As participações podem se dar de quatro modos diferentes:
1) participação de um sujeito concreto a uma forma qualquer;
2) participação entre os elementos de uma essência composta;
3) participação entre têrmos abstratos, estranhos uns aos outros em seu conteúdo formal;
4) participação entre têrmos abstratos, mais ou menos universais, compreendidos em uma mesma linha formal. (Geiger, op, cit., pág. 53).

Para a simbólica, como teremos oportunidade de mostrar, interessam apenas duas espécies de participação: a de composição e a de hierarquia formal, em que o participante é parcialmente o que um outro é em plenitude.

Em suma, estudaremos a participação por composição, e participação por similitude. Todos os entes participam de um ser supremo, mas este não participa de nenhum outro, foi o que já tivemos oportunidade de ver na “Ontologia”. Desta forma, todo ser finito é ser per participatíonem do Ser.

As perfeições atribuídas ao Ser Supremo são participáveis pelos’seres finitos.

E como o participante participa do participável segundo o seu grau de ser, e sendo ele finito, esta participação é conseqüentemente finita, mas reveladora de uma escalaridade de perfeição (mais ou menos).

Na simbólica das religiões nós vemos, mais adiante o mostraremos, que os símbolos são participantes dessas perfeições do Ser Supremo, segundo o seu modo de ser. Daí haver uma hierarquia de símbolos, que são superiores à proporção que participem mais da perfeição atribuída ao ser supremo, que nas religiões é a divindade.

Essa antecipação que ora fazemos é apenas preparatória para melhor compreensão da nossa maneira de visualizar o símbolo, desde que dele excluamos o meramente arbitrário, como se pode verificar nos sinais convencionais.

O símbolo, para ser tal, e nunca é pouco repeti-lo, deve afastar-se do meramente convencional, e revelar, nas formalidades que dele podemos captar, algo que seja participação do participado, ou simbolizado. Como o que é participado pode ser mais facilmente captável ou não por nós, o símbolo revelará maior ou menor clareza. Em alguns casos é críptico, ocultado, e impõe-se uma operação complexa de análise das diversas participações, segundo graus hierárquicos, para alcançar-se aquela que o símbolo participa.

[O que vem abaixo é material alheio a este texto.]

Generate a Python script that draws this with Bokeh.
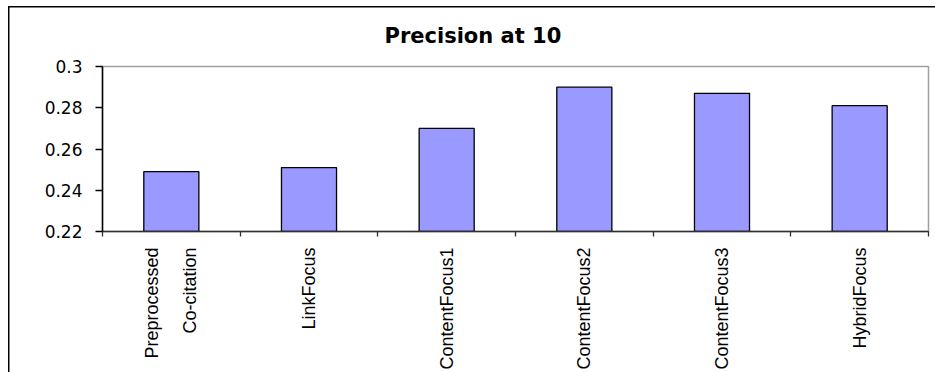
import math

from bokeh.embed import file_html
from bokeh.models import ColumnDataSource, FixedTicker, Range1d
from bokeh.plotting import figure
from bokeh.resources import INLINE

# Precision at 10 for each ranking method
categories = [
    "Preprocessed\nCo-citation",
    "LinkFocus",
    "ContentFocus1",
    "ContentFocus2",
    "ContentFocus3",
    "HybridFocus",
]
precision = [0.249, 0.251, 0.270, 0.290, 0.287, 0.281]
y_ticks = [0.22, 0.24, 0.26, 0.28, 0.30]
y_tick_labels = ["0.22", "0.24", "0.26", "0.28", "0.3"]

n = len(categories)
centers = [i + 0.5 for i in range(n)]
boundaries = list(range(n + 1))
source = ColumnDataSource(dict(x=centers, top=precision))

p = figure(
    width=935,
    height=372,
    output_backend="svg",
    toolbar_location=None,
    x_range=Range1d(0, n),
    y_range=Range1d(y_ticks[0], y_ticks[-1]),
    min_border_left=102,
    min_border_right=7,
    min_border_top=66,
    min_border_bottom=140,
)
# transparent surround so the chart-area border drawn by the page shows through
p.border_fill_color = None
p.background_fill_color = "white"
p.styles = {
    "background-color": "white",
    "box-shadow": "inset 8px 6px 0 0 white, inset 9.5px 7.5px 0 0 black",
}
p.outline_line_color = "#A0A0A0"
p.outline_line_width = 1.5
p.xgrid.visible = False
p.ygrid.visible = False

p.vbar(x="x", top="top", bottom=y_ticks[0], width=0.4, source=source,
       fill_color="#9999FF", line_color="black", line_width=1.3)

# title
p.title.text = "Precision at 10"
p.title.align = "left"
p.title.offset = 282
p.title.standoff = 38
p.title.text_font = "DejaVu Sans"
p.title.text_font_style = "bold"
p.title.text_font_size = "21px"
p.title.text_color = "black"

# y axis
ya = p.yaxis[0]
ya.ticker = FixedTicker(ticks=y_ticks)
ya.major_label_overrides = dict(zip(y_ticks, y_tick_labels))
ya.major_tick_out = 7
ya.major_tick_in = 0
ya.minor_tick_out = 0
ya.minor_tick_in = 0
ya.major_label_standoff = 13
ya.major_label_text_font = "DejaVu Sans"
ya.major_label_text_font_size = "17px"
ya.major_label_text_color = "black"
ya.axis_line_color = "black"
ya.axis_line_width = 1.5
ya.major_tick_line_color = "black"
ya.major_tick_line_width = 1.3

# x axis: names at the bar centres, tick marks on the category boundaries
xa = p.xaxis[0]
xa.ticker = FixedTicker(ticks=centers, minor_ticks=boundaries)
xa.major_label_overrides = dict(zip(centers, categories))
xa.major_label_orientation = math.pi / 2
xa.major_label_standoff = 11
xa.major_label_text_font = "Liberation Sans"
xa.major_label_text_font_size = "18px"
xa.major_label_text_line_height = 1.9
xa.major_label_text_color = "black"
xa.major_tick_out = 0
xa.major_tick_in = 0
xa.minor_tick_out = 5
xa.minor_tick_in = 0
xa.axis_line_color = "#303030"
xa.axis_line_width = 1.5
xa.minor_tick_line_color = "#303030"
xa.minor_tick_line_width = 1.3

open("out.html", "w").write(file_html(p, INLINE))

Na parte final desta obra, onde examinaremos indiscriminadamente símbolos nos diversos sectores, mostraremos como se realizam as providências da dialéctica simbólica, isto é do método analógico pelo qual podemos interpretar os símbolos, interpretação esta que, em alguns casos, é múltipla pela polissignificância que já vimos dar-se no símbolo, pois este pode participar, não em uma, mas em muitas perfeições, atribuídas ao simbolizado.

Torna-se agora grandemente fácil compreender-se porque o simbolizado é polissignificado, isto é, pode ser referido por uma multiplicidade de símbolos, como por sua vez o símbolo é polissignificante, porque pode referir-se a várias formalidades das quais ele participa.